Por otro lado, hay una nueva forma de censura, que ya no ejercen los gobiernos, sino instituciones culturales y empresas. Una radio FM de la ciudad de Buenos Aires decidió no emitir música de Michael Jackson, ya que considera que un documental que lo acusa de ser paidófilo es suficiente prueba para defenestrar al artista muerto hace diez años. Amazon no estrena el último filme de Woody Allen -del que tiene los derechos- porque teme el repudio del movimiento feminista norteamericano que considera a Allen un monstruo. Roman Polanski, uno de los genios de la historia del cine, fue echado de la Academia de Hollywood hace unos meses por presión de ese mismo movimiento por hechos que sucedieron hace casi medio siglo.

La lista de censura de producciones culturales es inmensa.
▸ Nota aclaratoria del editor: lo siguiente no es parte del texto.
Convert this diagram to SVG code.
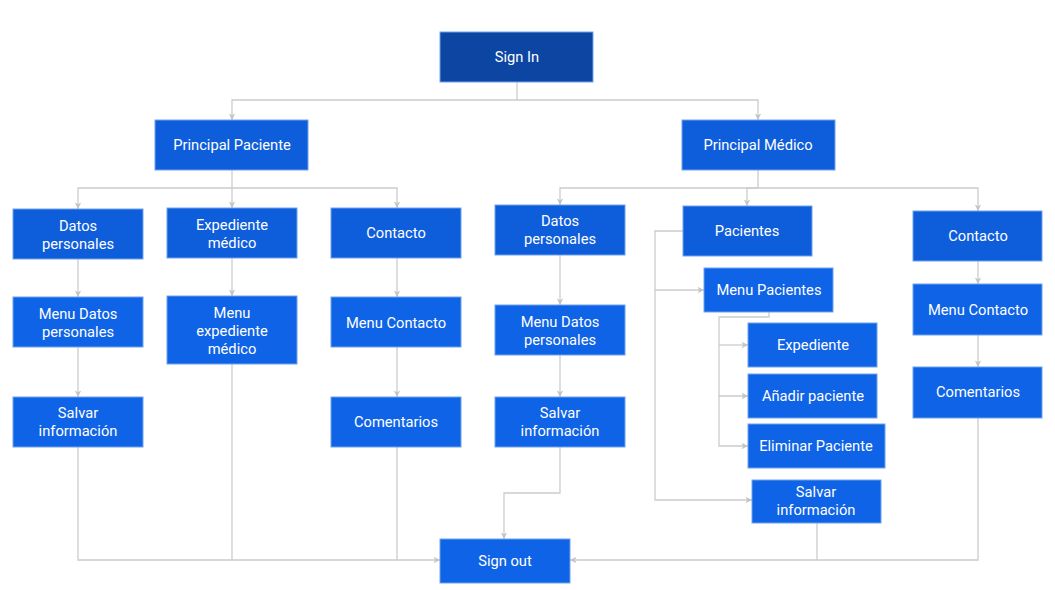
<svg xmlns="http://www.w3.org/2000/svg" width="1055" height="590" viewBox="0 0 1055 590">
<style>
.n rect{fill:#0f63e6;stroke:#6ea2ee;stroke-width:1}
.n.dk rect{fill:#0c46a2}
.n.md rect{fill:#0e5ddb}
.n text{font-family:Roboto,"Liberation Sans",sans-serif;font-size:14.7px;fill:#ffffff;text-anchor:middle}
.c path{fill:none;stroke:#cccccc;stroke-width:1.3;marker-end:url(#a)}
.c path.p{marker-end:none}
</style>
<defs>
<marker id="a" viewBox="0 0 10 10" refX="9" refY="5" markerWidth="8" markerHeight="8" markerUnits="userSpaceOnUse" orient="auto">
<path d="M1,1 L9,5 L1,9 L3,5 Z" fill="#c4c4c4"/>
</marker>
</defs>
<rect width="1055" height="590" fill="#ffffff"/>
<g class="c">
<path class="p" d="M517,82 V100"/>
<path d="M517,100 H232 V120"/>
<path d="M517,100 H758 V120"/>
<path class="p" d="M232,170 V188"/>
<path d="M232,188 H78 V209"/>
<path d="M232,188 V208"/>
<path d="M232,188 H397 V208"/>
<path class="p" d="M758,170 V188"/>
<path d="M758,188 H560 V205"/>
<path d="M758,188 H747 V206"/>
<path d="M758,188 H978 V211"/>
<path d="M78,259 V297"/>
<path d="M78,347 V397"/>
<path d="M232,258 V296"/>
<path d="M397,258 V297"/>
<path d="M397,347 V397"/>
<path d="M560,255 V305"/>
<path d="M560,355 V397"/>
<path d="M978,261 V284"/>
<path d="M978,335 V367"/>
<path class="p" d="M683,231 H655 V290"/>
<path d="M655,290 H704"/>
<path d="M655,290 V500 H752"/>
<path class="p" d="M769,312 V317 H719 V345"/>
<path d="M719,345 H748"/>
<path d="M719,345 V396 H748"/>
<path d="M719,396 V446 H748"/>
<path class="p" d="M78,447 V560 H232"/>
<path class="p" d="M232,364 V560 H397"/>
<path d="M397,447 V560 H440"/>
<path d="M560,447 V493 H504 V539"/>
<path d="M817,523 V560 H570"/>
<path class="p" d="M978,418 V560 H817"/>
</g>
<g id="sign-in" class="n dk"><rect x="440" y="32" width="153" height="50"/><text x="517" y="62">Sign In</text></g>
<g id="principal-paciente" class="n md"><rect x="155" y="120" width="153" height="50"/><text x="232" y="150">Principal Paciente</text></g>
<g id="principal-medico" class="n md"><rect x="682" y="120" width="153" height="50"/><text x="758" y="150">Principal Médico</text></g>
<g id="datos-l" class="n md"><rect x="13" y="209" width="130" height="50"/><text x="78" y="231">Datos</text><text x="78" y="249">personales</text></g>
<g id="expediente-medico" class="n md"><rect x="167" y="208" width="130" height="50"/><text x="232" y="230">Expediente</text><text x="232" y="248">médico</text></g>
<g id="contacto-l" class="n md"><rect x="331" y="208" width="130" height="50"/><text x="396" y="238">Contacto</text></g>
<g id="menu-datos-l" class="n"><rect x="13" y="297" width="130" height="50"/><text x="78" y="319">Menu Datos</text><text x="78" y="337">personales</text></g>
<g id="menu-expediente" class="n"><rect x="167" y="296" width="130" height="68"/><text x="232" y="318">Menu</text><text x="232" y="336">expediente</text><text x="232" y="354">médico</text></g>
<g id="menu-contacto-l" class="n"><rect x="331" y="297" width="130" height="50"/><text x="396" y="328">Menu Contacto</text></g>
<g id="salvar-l" class="n"><rect x="13" y="397" width="130" height="50"/><text x="78" y="418">Salvar</text><text x="78" y="436">información</text></g>
<g id="comentarios-l" class="n"><rect x="331" y="397" width="130" height="50"/><text x="396" y="427">Comentarios</text></g>
<g id="datos-r" class="n md"><rect x="495" y="205" width="130" height="50"/><text x="560" y="226">Datos</text><text x="560" y="244">personales</text></g>
<g id="pacientes" class="n md"><rect x="683" y="206" width="129" height="50"/><text x="747" y="236">Pacientes</text></g>
<g id="contacto-r" class="n md"><rect x="913" y="211" width="129" height="50"/><text x="978" y="241">Contacto</text></g>
<g id="menu-datos-r" class="n"><rect x="495" y="305" width="130" height="50"/><text x="560" y="327">Menu Datos</text><text x="560" y="345">personales</text></g>
<g id="salvar-r" class="n"><rect x="495" y="397" width="130" height="50"/><text x="560" y="418">Salvar</text><text x="560" y="436">información</text></g>
<g id="menu-pacientes" class="n"><rect x="704" y="268" width="129" height="44"/><text x="769" y="295">Menu Pacientes</text></g>
<g id="expediente" class="n"><rect x="748" y="323" width="129" height="44"/><text x="813" y="350">Expediente</text></g>
<g id="anadir" class="n"><rect x="748" y="374" width="129" height="44"/><text x="813" y="401">Añadir paciente</text></g>
<g id="eliminar" class="n"><rect x="748" y="424" width="137" height="44"/><text x="816" y="451">Eliminar Paciente</text></g>
<g id="salvar-p" class="n"><rect x="752" y="480" width="129" height="43"/><text x="816" y="497">Salvar</text><text x="816" y="515">información</text></g>
<g id="menu-contacto-r" class="n"><rect x="913" y="284" width="129" height="51"/><text x="978" y="315">Menu Contacto</text></g>
<g id="comentarios-r" class="n"><rect x="913" y="367" width="129" height="51"/><text x="978" y="397">Comentarios</text></g>
<g id="sign-out" class="n"><rect x="440" y="539" width="130" height="44"/><text x="505" y="566">Sign out</text></g>
</svg>
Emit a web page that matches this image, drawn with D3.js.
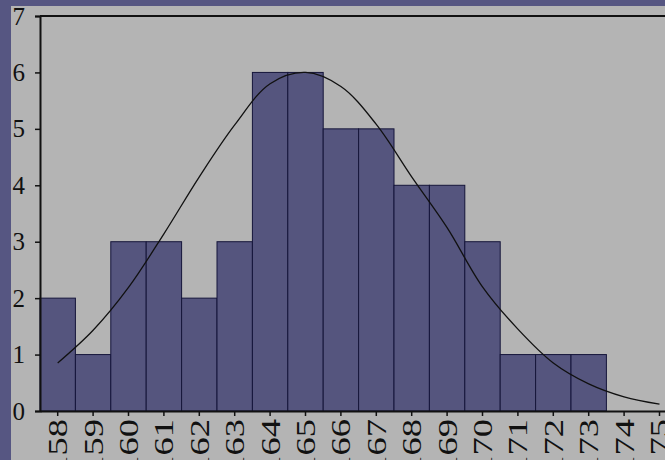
<!DOCTYPE html>
<html>
<head>
<meta charset="utf-8">
<script src="https://cdn.jsdelivr.net/npm/d3@7/dist/d3.min.js"></script>
<style>
	body { margin: 0; background: #565682; overflow: hidden; }
	text { font-family: "Liberation Serif", "DejaVu Serif", serif; fill: #111; }
</style>
</head>
<body>
<script>

// heights (cm) and counts
const heights = ["158","159","160","161","162","163","164","165","166","167","168","169","170","171","172","173","174","175"];
const counts  = [2, 1, 3, 3, 2, 3, 6, 6, 5, 5, 4, 4, 3, 1, 1, 1, 0, 0];
// fitted normal curve, read at each category centre
const curve   = [0.85, 1.43, 2.19, 3.14, 4.15, 5.07, 5.8, 6.0, 5.75, 5.08, 4.15, 3.25, 2.2, 1.45, 0.85, 0.48, 0.25, 0.12];
const yTicks  = [0, 1, 2, 3, 4, 5, 6, 7];

const width = 665, height = 460;

const svg = d3.select("body").append("svg")
	.attr("width", width)
	.attr("height", height);

// grey plotting panel
svg.append("rect")
	.attr("x", 11).attr("y", 6)
	.attr("width", width - 11).attr("height", height - 6)
	.attr("fill", "#b4b4b4");

const x = d3.scaleBand()
	.domain(heights)
	.range([40, 40 + heights.length * 35.4])
	.padding(0);

const y = d3.scaleLinear()
	.domain([0, 7])
	.range([411, 16]);

// bars (only the ones with a count)
svg.append("g").classed("bars", true)
	.selectAll("rect")
	.data(heights.filter((d, i) => counts[i] > 0))
	.enter().append("rect")
	.attr("x", d => x(d))
	.attr("y", d => y(counts[heights.indexOf(d)]))
	.attr("width", x.bandwidth())
	.attr("height", d => y(0) - y(counts[heights.indexOf(d)]))
	.attr("fill", "#55557e")
	.attr("stroke", "#15153a")
	.attr("stroke-width", 1);

// normal curve
const line = d3.line()
	.x((d, i) => x(heights[i]) + x.bandwidth() / 2)
	.y(d => y(d))
	.curve(d3.curveCatmullRom);

svg.append("path")
	.datum(curve)
	.attr("d", line)
	.attr("fill", "none")
	.attr("stroke", "#111")
	.attr("stroke-width", 1.3);

// top frame line
svg.append("line")
	.attr("x1", 40).attr("x2", width)
	.attr("y1", y(7)).attr("y2", y(7))
	.attr("stroke", "#111").attr("stroke-width", 2);

// y axis
const yAxis = svg.append("g")
	.attr("transform", "translate(40,0)")
	.call(d3.axisLeft(y).tickValues(yTicks).tickSize(5).tickPadding(10).tickFormat(d3.format("d")));
yAxis.select(".domain").attr("stroke", "#111").attr("stroke-width", 2);
yAxis.selectAll(".tick line").attr("stroke", "#111").attr("stroke-width", 1.5);
yAxis.selectAll("text")
	.attr("font-size", 25)
	.attr("font-family", "Liberation Serif, serif")
	.attr("fill", "#111");

// x axis
const xAxis = svg.append("g")
	.attr("transform", "translate(0," + y(0) + ")")
	.call(d3.axisBottom(x).tickSize(5).tickSizeOuter(0));
xAxis.select(".domain").attr("stroke", "#111").attr("stroke-width", 2);
xAxis.selectAll(".tick line").attr("stroke", "#111").attr("stroke-width", 1.5);
xAxis.selectAll("text")
	.attr("font-size", 27)
	.attr("font-family", "Liberation Serif, serif")
	.attr("fill", "#111")
	.attr("text-anchor", "end")
	.attr("dy", "0.35em")
	.attr("x", 0).attr("y", 0)
	.attr("transform", "translate(0,8) rotate(-90) scale(1.35,1)");

</script>
</body>
</html>
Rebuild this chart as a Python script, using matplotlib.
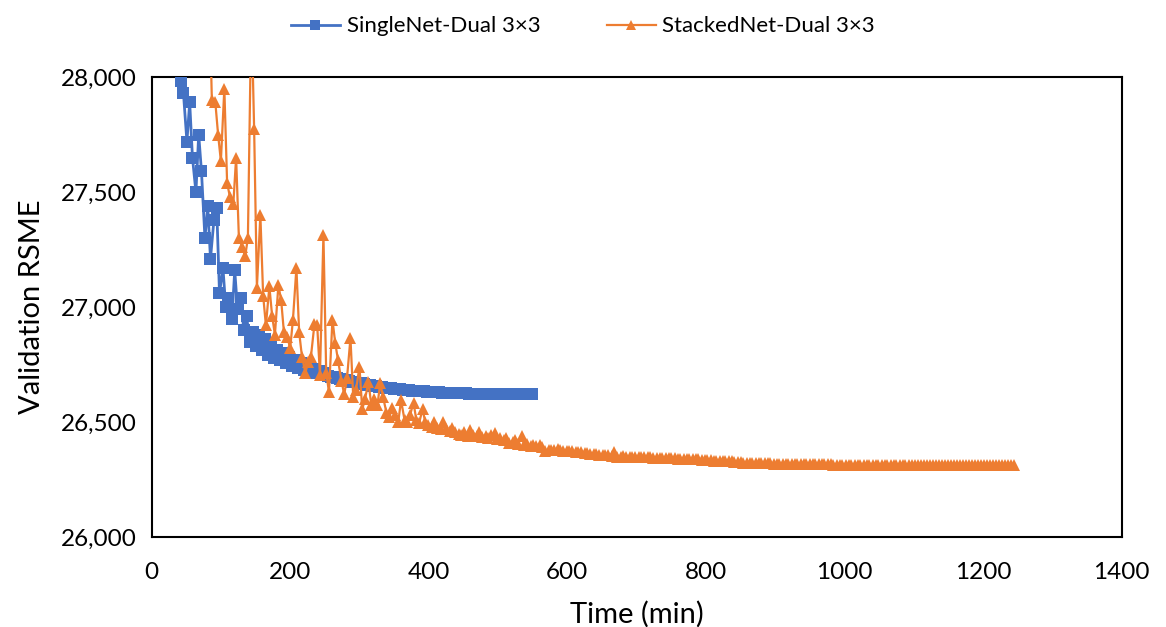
import matplotlib
matplotlib.use("Agg")
import matplotlib.pyplot as plt
from matplotlib.ticker import FuncFormatter

# Validation RSME against wall-clock training time
single_time = [
    38, 42, 46, 51, 55, 59, 64, 68, 72, 77,
    81, 85, 90, 94, 98, 103, 107, 111, 116, 120,
    124, 129, 133, 137, 142, 146, 150, 155, 159, 163,
    168, 172, 176, 181, 185, 189, 194, 198, 202, 207,
    211, 215, 220, 224, 228, 233, 237, 241, 246, 250,
    254, 259, 263, 267, 272, 276, 280, 285, 289, 293,
    298, 302, 306, 311, 315, 319, 324, 328, 332, 337,
    341, 345, 350, 354, 358, 363, 367, 371, 376, 380,
    384, 389, 393, 397, 402, 406, 410, 415, 419, 423,
    428, 432, 436, 441, 445, 449, 454, 458, 462, 467,
    471, 475, 480, 484, 488, 493, 497, 501, 506, 510,
    514, 519, 523, 527, 532, 536, 540, 545, 549,
]
single_rsme = [
    28250, 27985, 27930, 27720, 27890, 27650, 27500, 27750, 27590, 27300,
    27440, 27210, 27380, 27430, 27060, 27170, 27000, 27040, 26950, 27160,
    26990, 27040, 26900, 26960, 26850, 26890, 26830, 26880, 26815, 26860,
    26790, 26840, 26780, 26815, 26770, 26800, 26755, 26785, 26745, 26770,
    26735, 26755, 26728, 26742, 26720, 26732, 26712, 26722, 26706, 26712,
    26702, 26698, 26695, 26692, 26688, 26685, 26682, 26679, 26676, 26673,
    26670, 26668, 26665, 26663, 26660, 26658, 26656, 26654, 26652, 26650,
    26648, 26646, 26645, 26643, 26642, 26640, 26639, 26638, 26637, 26636,
    26635, 26634, 26633, 26632, 26631, 26630, 26630, 26629, 26628, 26628,
    26627, 26627, 26626, 26626, 26625, 26625, 26625, 26624, 26624, 26624,
    26624, 26623, 26623, 26623, 26623, 26623, 26622, 26622, 26622, 26622,
    26622, 26622, 26622, 26622, 26622, 26622, 26622, 26622, 26622,
]

stacked_time = [
    83, 87, 92, 96, 100, 105, 109, 113, 118, 122,
    126, 131, 135, 139, 144, 148, 152, 157, 161, 165,
    170, 174, 178, 183, 187, 191, 196, 200, 204, 209,
    213, 217, 222, 226, 230, 235, 239, 243, 248, 252,
    256, 261, 265, 269, 274, 278, 282, 287, 291, 295,
    300, 304, 308, 313, 317, 321, 326, 330, 334, 339,
    343, 347, 352, 356, 360, 365, 369, 373, 378, 382,
    386, 391, 395, 399, 404, 408, 412, 417, 421, 425,
    430, 434, 438, 443, 447, 451, 456, 460, 464, 469,
    473, 477, 482, 486, 490, 495, 499, 503, 508, 512,
    516, 521, 525, 529, 534, 538, 542, 547, 551, 555,
    560, 564, 568, 573, 577, 581, 586, 590, 594, 599,
    603, 607, 612, 616, 620, 625, 629, 633, 638, 642,
    646, 651, 655, 659, 664, 668, 672, 677, 681, 685,
    690, 694, 698, 703, 707, 711, 716, 720, 724, 729,
    733, 737, 742, 746, 750, 755, 759, 763, 768, 772,
    776, 781, 785, 789, 794, 798, 802, 807, 811, 815,
    820, 824, 828, 833, 837, 841, 846, 850, 854, 859,
    863, 867, 872, 876, 880, 885, 889, 893, 898, 902,
    906, 911, 915, 919, 924, 928, 932, 937, 941, 945,
    950, 954, 958, 963, 967, 971, 976, 980, 984, 989,
    993, 997, 1002, 1006, 1010, 1015, 1019, 1023, 1028, 1032,
    1036, 1041, 1045, 1049, 1054, 1058, 1062, 1067, 1071, 1075,
    1080, 1084, 1088, 1093, 1097, 1101, 1106, 1110, 1114, 1119,
    1123, 1127, 1132, 1136, 1140, 1145, 1149, 1153, 1158, 1162,
    1166, 1171, 1175, 1179, 1184, 1188, 1192, 1197, 1201, 1205,
    1210, 1214, 1218, 1223, 1227, 1231, 1236, 1240, 1244,
]
stacked_rsme = [
    28400, 27900, 27890, 27750, 27635, 27950, 27540, 27480, 27450, 27650,
    27300, 27260, 27220, 27300, 28300, 27775, 27085, 27400, 27050, 26920,
    27090, 26960, 26880, 27095, 27030, 26890, 26870, 26820, 26945, 27170,
    26890, 26785, 26715, 26760, 26785, 26925, 26920, 26705, 27315, 26715,
    26630, 26945, 26845, 26770, 26680, 26620, 26690, 26865, 26610, 26640,
    26740, 26555, 26600, 26675, 26575, 26600, 26575, 26670, 26610, 26540,
    26520, 26560, 26530, 26500, 26595, 26510, 26500, 26530, 26585, 26510,
    26495, 26555, 26500, 26485, 26480, 26500, 26475, 26470, 26500, 26470,
    26460, 26475, 26455, 26450, 26445, 26455, 26440, 26465, 26445, 26440,
    26458, 26435, 26440, 26430, 26445, 26452, 26425, 26430, 26420, 26430,
    26410, 26415, 26420, 26405, 26440, 26400, 26405, 26395, 26400, 26395,
    26400, 26390, 26375, 26378, 26380, 26378, 26382, 26378, 26376, 26374,
    26373, 26372, 26370, 26368, 26370, 26366, 26365, 26363, 26362, 26360,
    26357, 26355, 26357, 26355, 26354, 26368, 26350, 26350, 26351, 26350,
    26349, 26349, 26348, 26348, 26347, 26347, 26346, 26346, 26345, 26345,
    26344, 26344, 26343, 26343, 26342, 26342, 26341, 26341, 26340, 26340,
    26339, 26339, 26338, 26338, 26335, 26334, 26333, 26333, 26332, 26332,
    26331, 26331, 26330, 26330, 26329, 26326, 26325, 26325, 26324, 26324,
    26323, 26323, 26322, 26322, 26321, 26320, 26320, 26320, 26319, 26319,
    26319, 26318, 26318, 26318, 26318, 26317, 26317, 26317, 26317, 26317,
    26316, 26316, 26316, 26316, 26316, 26316, 26316, 26316, 26315, 26315,
    26315, 26315, 26315, 26315, 26315, 26315, 26315, 26315, 26315, 26315,
    26315, 26315, 26315, 26315, 26314, 26314, 26314, 26314, 26314, 26314,
    26314, 26314, 26314, 26314, 26314, 26314, 26314, 26314, 26314, 26314,
    26314, 26314, 26314, 26314, 26314, 26314, 26314, 26314, 26314, 26314,
    26314, 26314, 26314, 26314, 26314, 26314, 26314, 26314, 26314, 26314,
    26314, 26314, 26314, 26314, 26314, 26314, 26314, 26314, 26312,
]

series_labels = ["SingleNet-Dual 3×3", "StackedNet-Dual 3×3"]
x_ticks = [0, 200, 400, 600, 800, 1000, 1200, 1400]
y_ticks = [26000, 26500, 27000, 27500, 28000]

BLUE = "#4472C4"
ORANGE = "#ED7D31"

plt.rcParams["font.family"] = ["Lato", "DejaVu Sans"]

fig = plt.figure(figsize=(11.66, 6.27), dpi=100)
ax = fig.add_axes([0.130, 0.1435, 0.832, 0.7335])

ax.plot(single_time, single_rsme, color=BLUE, lw=2.0, marker="s",
        markersize=8.5, markeredgewidth=0, label=series_labels[0], zorder=3)
ax.plot(stacked_time, stacked_rsme, color=ORANGE, lw=1.6, marker="^",
        markersize=9, markeredgewidth=0, label=series_labels[1], zorder=4)

ax.set_xlim(0, 1400)
ax.set_ylim(26000, 28000)
ax.set_xticks(x_ticks)
ax.set_yticks(y_ticks)
ax.yaxis.set_major_formatter(FuncFormatter(lambda v, _: f"{int(v):,}"))
ax.tick_params(axis="both", length=0, labelsize=17.5, colors="black")
ax.tick_params(axis="x", pad=18)
ax.tick_params(axis="y", pad=11)

for sp in ax.spines.values():
    sp.set_linewidth(1.5)
    sp.set_color("black")

ax.set_xlabel("Time (min)", fontsize=21, labelpad=13)
ax.set_ylabel("Validation RSME", fontsize=21, labelpad=11)

leg = fig.legend(loc="center", bbox_to_anchor=(0.5, 0.958), ncol=2,
                 frameon=False, fontsize=16, handlelength=2.2,
                 columnspacing=3.0, handletextpad=0.3, markerscale=0.8)

fig.savefig("out.png", dpi=100)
Para mostrar que el clima censor actual es aún más represivo en lo moral que el que existía en los años 50 del siglo XX (cuando se estaban diluyendo los últimos efluvios de la moral victoriana) basta un ejemplo: el libro “Lolita” -que causó escándalo por aquellos años pero que pudo publicarse en casi todas partes sin problemas- hoy es editado por Anagrama con una tapa que claramente dice lo contrario de lo que el libro de Vladimir Nabokov busca expresar.

También tenemos otras formas de censura: las que surgen del gusto. En los medios masivos se suelen privilegiar los tipos de notas que el público habitual prefiere. Un asesinato escabroso tiene mayor cantidad de lectores que una noticia sobre ciencia. Sin embargo, son las noticias sobre tecnología las que van a cambiar nuestro panorama cultural, económico y político.

La gran noticia de la semana apareció en la sección Economía de algunos medios, pero su influencia en nuestras vidas será central: el gobierno de EE. UU. quiere que las empresas norteamericanas no le brinden acceso a sus tecnologías a las empresas chinas de telecomunicaciones.

En un mundo tan interconectado las prohibiciones comerciales o las censuras morales solo traen más problemas que soluciones.

Parece una tontería o algo solo para especialistas, pero incide poderosamente en la forma en que nos comunicamos y en el próximo paso que se viene: la conectividad 5G, que multiplicará la velocidad de conexión a internet móvil al menos por 100 y, además, permitirá conectar a muchísimos más aparatos, hacerlo de manera continua (con interrupciones de menos de un milisegundo, lo que permitirá que circulen sin problemas vehículos sin conductor humano) y consuman un 90% menos de energía.

La empresa china Huawei es la más avanzada en esta tecnología, por eso el gobierno de Trump quiere frenarla. El problema es que muchas de las empresas norteamericanas tienen a China como su principal mercado (entre otras, Apple, la dueña del iPhone).

En un mundo tan interconectado las prohibiciones comerciales o las censuras morales solo traen más problemas que soluciones. El gesto censor nace de una ficción: la que sueña con controlar todo mediante el simple acto de hacer desaparecer lo que se considera nocivo. Pero lo nuevo, lo experimental, lo más avanzado tecnológicamente, no se puede frenar, salvo que aceptemos retroceder en la historia (lo que, por lo demás, es imposible).

Vivir es complejo. Prohibir o censurar son ideas simplistas. Tranquilizan a los desesperados, pero a la larga causan más daño y se lo causan también a los que impulsaron las prohibiciones.